A month ago, I ordered a triple 6990 mining rig. At the time, the payout on 2100 Mh/s looked to be about $1900 per month, so the cost of over $4,000 (including taxes) looked liked it would recoup itself in just over two months.
Shipping was delayed for weeks because of scarcity of 6990s. I finally received the unit and got it set up yesterday. In the intervening time, the economics of mining have changed dramatically. Difficulty has increased and prices dropped. One would expect a machine running 2100 Mh/s to generate about $600 per month. Of course, it doesn't run 2100Mh/s 24/7, so a more realistic number is $500 per month.
At these returns, electricity becomes a major factor. The rig draws about 1.2kW, but also included in the electricity is the air conditioning costs at perhaps another 500W -- so 1.7kW per hour, or 1,300kW hours per month. California has tiered electricity pricing for people who use above the "baseline" average household use, so one could expect to pay at least $260 per month for that electric usage. (If you just paid the average cost for electricity in the US, you'd be at around $190 per month in electric costs.)
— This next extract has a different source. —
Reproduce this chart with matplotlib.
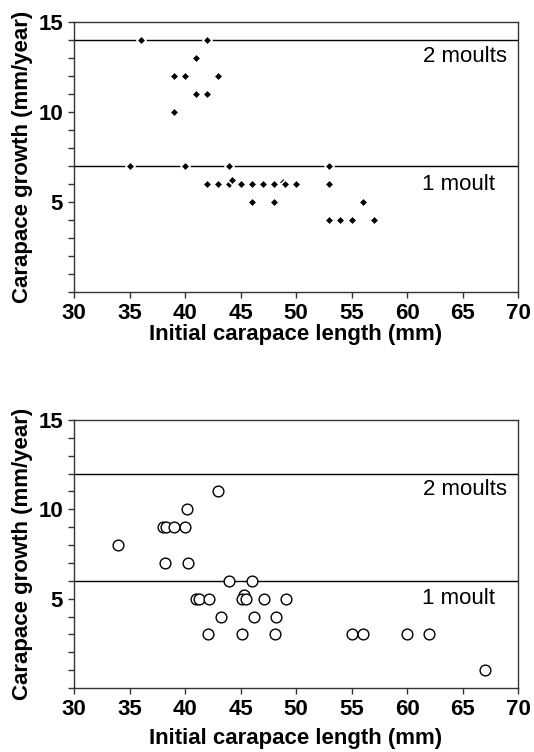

Net payoff for Bitcoin rig is now $240 per month. Break even in... about 17 months. Of course, a lot can happen in 17 months. During that time, difficulty will only increase, and my 2100Mh/s in processing power will be static. My equipment can get fried by running it 24/7. The only way it continues to make $240 per month is if I have no breakdowns and bitcoins increase in value faster than the difficulty increases. These are two pretty shaky propositions to invest in.
What do you all think? I'm sure many people thought mining looked like easy money a few weeks and months ago... but do you still think it? Who out there is placing new orders for 6990s? If you thought bitcoins were going to increase in value, wouldn't it be better just to buy bitcoins?